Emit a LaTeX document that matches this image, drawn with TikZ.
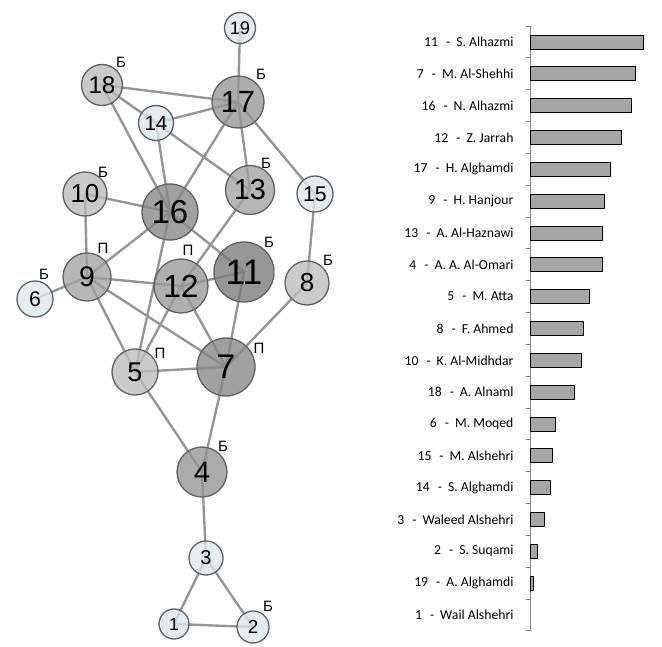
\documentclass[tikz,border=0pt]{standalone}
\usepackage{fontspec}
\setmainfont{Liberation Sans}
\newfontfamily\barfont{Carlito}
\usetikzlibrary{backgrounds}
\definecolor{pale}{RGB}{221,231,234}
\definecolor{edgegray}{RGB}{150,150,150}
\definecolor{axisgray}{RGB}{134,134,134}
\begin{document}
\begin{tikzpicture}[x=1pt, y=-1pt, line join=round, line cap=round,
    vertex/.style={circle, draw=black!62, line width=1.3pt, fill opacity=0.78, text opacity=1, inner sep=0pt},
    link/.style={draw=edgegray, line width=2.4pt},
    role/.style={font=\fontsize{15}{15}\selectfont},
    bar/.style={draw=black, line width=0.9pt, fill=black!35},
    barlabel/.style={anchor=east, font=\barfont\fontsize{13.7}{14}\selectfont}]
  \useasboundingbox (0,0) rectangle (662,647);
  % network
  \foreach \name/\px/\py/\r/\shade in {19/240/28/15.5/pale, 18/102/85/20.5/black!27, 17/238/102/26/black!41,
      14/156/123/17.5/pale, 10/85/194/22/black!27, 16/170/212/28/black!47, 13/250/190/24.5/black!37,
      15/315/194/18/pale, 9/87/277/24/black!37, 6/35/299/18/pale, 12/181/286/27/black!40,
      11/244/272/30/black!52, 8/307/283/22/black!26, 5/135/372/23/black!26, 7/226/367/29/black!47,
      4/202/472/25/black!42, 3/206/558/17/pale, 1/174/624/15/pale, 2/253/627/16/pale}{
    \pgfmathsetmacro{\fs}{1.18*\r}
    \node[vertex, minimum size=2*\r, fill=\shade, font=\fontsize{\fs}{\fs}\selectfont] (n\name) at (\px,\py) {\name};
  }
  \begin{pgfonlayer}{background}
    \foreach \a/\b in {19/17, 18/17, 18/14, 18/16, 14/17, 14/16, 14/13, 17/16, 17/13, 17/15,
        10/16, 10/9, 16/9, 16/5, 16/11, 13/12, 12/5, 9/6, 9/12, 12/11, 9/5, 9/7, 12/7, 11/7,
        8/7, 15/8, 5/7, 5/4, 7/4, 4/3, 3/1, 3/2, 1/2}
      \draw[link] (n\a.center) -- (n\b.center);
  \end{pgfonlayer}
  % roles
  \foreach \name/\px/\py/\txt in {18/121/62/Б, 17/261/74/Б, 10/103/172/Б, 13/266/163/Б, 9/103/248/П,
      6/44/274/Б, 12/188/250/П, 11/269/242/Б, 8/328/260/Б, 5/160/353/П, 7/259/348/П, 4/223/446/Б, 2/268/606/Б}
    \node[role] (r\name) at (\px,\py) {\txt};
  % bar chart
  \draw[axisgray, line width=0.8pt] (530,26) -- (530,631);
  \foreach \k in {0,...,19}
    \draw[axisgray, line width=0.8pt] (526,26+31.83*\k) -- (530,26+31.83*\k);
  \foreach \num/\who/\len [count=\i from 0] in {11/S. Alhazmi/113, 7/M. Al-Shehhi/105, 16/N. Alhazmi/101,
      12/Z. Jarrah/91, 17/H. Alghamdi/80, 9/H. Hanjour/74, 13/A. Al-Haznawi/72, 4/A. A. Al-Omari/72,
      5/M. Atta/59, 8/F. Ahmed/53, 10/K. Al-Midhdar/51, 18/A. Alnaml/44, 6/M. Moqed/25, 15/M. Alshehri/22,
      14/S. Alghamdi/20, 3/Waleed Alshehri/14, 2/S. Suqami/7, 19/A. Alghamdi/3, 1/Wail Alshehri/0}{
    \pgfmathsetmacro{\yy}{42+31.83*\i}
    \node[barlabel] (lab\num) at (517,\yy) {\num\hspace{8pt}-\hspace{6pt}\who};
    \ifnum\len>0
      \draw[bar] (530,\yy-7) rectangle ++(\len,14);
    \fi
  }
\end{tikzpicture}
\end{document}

• _Instructions to follow_:
Leave the images out, please, and restate each line word for word.

• _The reply_:
Emit a LaTeX document that matches this image, drawn with TikZ.
\documentclass[tikz,border=0pt]{standalone}
\usepackage{fontspec}
\setmainfont{Liberation Sans}
\newfontfamily\barfont{Carlito}
\usetikzlibrary{backgrounds}
\definecolor{pale}{RGB}{221,231,234}
\definecolor{edgegray}{RGB}{150,150,150}
\definecolor{axisgray}{RGB}{134,134,134}
\begin{document}
\begin{tikzpicture}[x=1pt, y=-1pt, line join=round, line cap=round,
    vertex/.style={circle, draw=black!62, line width=1.3pt, fill opacity=0.78, text opacity=1, inner sep=0pt},
    link/.style={draw=edgegray, line width=2.4pt},
    role/.style={font=\fontsize{15}{15}\selectfont},
    bar/.style={draw=black, line width=0.9pt, fill=black!35},
    barlabel/.style={anchor=east, font=\barfont\fontsize{13.7}{14}\selectfont}]
  \useasboundingbox (0,0) rectangle (662,647);
  % network
  \foreach \name/\px/\py/\r/\shade in {19/240/28/15.5/pale, 18/102/85/20.5/black!27, 17/238/102/26/black!41,
      14/156/123/17.5/pale, 10/85/194/22/black!27, 16/170/212/28/black!47, 13/250/190/24.5/black!37,
      15/315/194/18/pale, 9/87/277/24/black!37, 6/35/299/18/pale, 12/181/286/27/black!40,
      11/244/272/30/black!52, 8/307/283/22/black!26, 5/135/372/23/black!26, 7/226/367/29/black!47,
      4/202/472/25/black!42, 3/206/558/17/pale, 1/174/624/15/pale, 2/253/627/16/pale}{
    \pgfmathsetmacro{\fs}{1.18*\r}
    \node[vertex, minimum size=2*\r, fill=\shade, font=\fontsize{\fs}{\fs}\selectfont] (n\name) at (\px,\py) {\name};
  }
  \begin{pgfonlayer}{background}
    \foreach \a/\b in {19/17, 18/17, 18/14, 18/16, 14/17, 14/16, 14/13, 17/16, 17/13, 17/15,
        10/16, 10/9, 16/9, 16/5, 16/11, 13/12, 12/5, 9/6, 9/12, 12/11, 9/5, 9/7, 12/7, 11/7,
        8/7, 15/8, 5/7, 5/4, 7/4, 4/3, 3/1, 3/2, 1/2}
      \draw[link] (n\a.center) -- (n\b.center);
  \end{pgfonlayer}
  % roles
  \foreach \name/\px/\py/\txt in {18/121/62/Б, 17/261/74/Б, 10/103/172/Б, 13/266/163/Б, 9/103/248/П,
      6/44/274/Б, 12/188/250/П, 11/269/242/Б, 8/328/260/Б, 5/160/353/П, 7/259/348/П, 4/223/446/Б, 2/268/606/Б}
    \node[role] (r\name) at (\px,\py) {\txt};
  % bar chart
  \draw[axisgray, line width=0.8pt] (530,26) -- (530,631);
  \foreach \k in {0,...,19}
    \draw[axisgray, line width=0.8pt] (526,26+31.83*\k) -- (530,26+31.83*\k);
  \foreach \num/\who/\len [count=\i from 0] in {11/S. Alhazmi/113, 7/M. Al-Shehhi/105, 16/N. Alhazmi/101,
      12/Z. Jarrah/91, 17/H. Alghamdi/80, 9/H. Hanjour/74, 13/A. Al-Haznawi/72, 4/A. A. Al-Omari/72,
      5/M. Atta/59, 8/F. Ahmed/53, 10/K. Al-Midhdar/51, 18/A. Alnaml/44, 6/M. Moqed/25, 15/M. Alshehri/22,
      14/S. Alghamdi/20, 3/Waleed Alshehri/14, 2/S. Suqami/7, 19/A. Alghamdi/3, 1/Wail Alshehri/0}{
    \pgfmathsetmacro{\yy}{42+31.83*\i}
    \node[barlabel] (lab\num) at (517,\yy) {\num\hspace{8pt}-\hspace{6pt}\who};
    \ifnum\len>0
      \draw[bar] (530,\yy-7) rectangle ++(\len,14);
    \fi
  }
\end{tikzpicture}
\end{document}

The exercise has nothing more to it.